A quick search on the Internet shows that Shazam once charged for use, but now is free thanks to competition from Midomi. In head-to-head reviews, some prefer Shazam, some prefer Midomi. Isn’t this great? Not just a cool technology, but a consumer choice as well.
So far, news accounts have said Shazam’s getting market share but not revenues. Back in September, Samsung announced it was bundling Shazam with its phones, revenue model unspecified. A week later, Shazam landed the world’s biggest mobile phone operator, Vodafone, where the service would be €3/month.

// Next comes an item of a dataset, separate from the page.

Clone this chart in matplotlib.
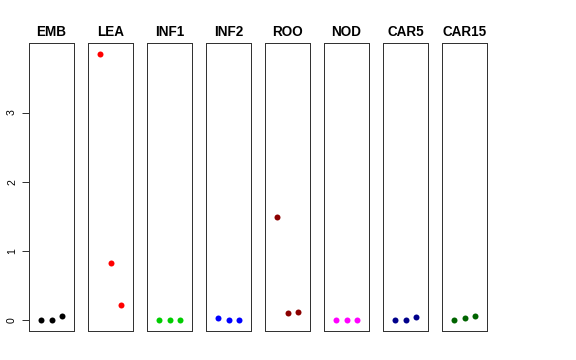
import matplotlib
matplotlib.use("Agg")
import matplotlib.pyplot as plt

plt.rcParams['font.family'] = ['Liberation Sans', 'DejaVu Sans']

# tissues and their three replicate values
tissues = ["EMB", "LEA", "INF1", "INF2", "ROO", "NOD", "CAR5", "CAR15"]
colors = ["black", "red", "#00CD00", "blue", "#8B0000", "magenta", "#00008B", "#006400"]
values = [
    [0.0, 0.0, 0.06],
    [3.85, 0.83, 0.22],
    [0.0, 0.0, 0.0],
    [0.04, 0.0, 0.0],
    [1.49, 0.10, 0.12],
    [0.0, 0.0, 0.0],
    [0.0, 0.0, 0.05],
    [0.0, 0.04, 0.06],
]
reps = [1, 2, 3]
yticks = [0, 1, 2, 3]

W, H = 576, 360
fig = plt.figure(figsize=(W / 72, H / 72), dpi=72)

ymax = max(max(v) for v in values)
pad = 0.04 * ymax
for i, (name, col, vals) in enumerate(zip(tissues, colors, values)):
    left = 29 + 59 * i
    ax = fig.add_axes([left / W, 1 - 331 / H, 45 / W, (331 - 43) / H])
    ax.plot(reps, vals, 'o', color=col, ms=6, mec='none')
    ax.set_xlim(-0.16, 4.16)
    ax.set_ylim(-pad, ymax + pad)
    ax.set_xticks([])
    ax.set_title(name, fontsize=13.5, fontweight='bold', pad=7)
    for s in ax.spines.values():
        s.set_color('#333333')
        s.set_linewidth(1)
    if i == 0:
        ax.set_yticks(yticks)
        ax.set_yticklabels([str(t) for t in yticks], rotation=90, va='center', fontsize=10.5)
        ax.tick_params(axis='y', length=7, pad=5)
    else:
        ax.set_yticks([])

fig.savefig("out.png", dpi=72)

I can’t imagine why you’d need to charge. I would think that you could make a lot of money from the 5% commission for iTunes sales — given one estimate of a 25% click-through rate. But maybe on some platforms there’s no revenue share on music sales.
The Washington Post story quotes the Shazam CEO, Andrew Fisher, in his guess that somehow ads will solve his problems:
While Fisher thinks that the mobile ad market is still 18-24 months out, he says that he's fielded a lot of interest from mobile ad networks which are keen on their inventory, hence their decision to test the waters using their iPhone application.In this regard, I guess Fisher is in the same boat as Facebook CEO Mark Zuckerberg.
So we’re back to the chronic Web 2.0 dilemma: it’s easier to get users than revenues.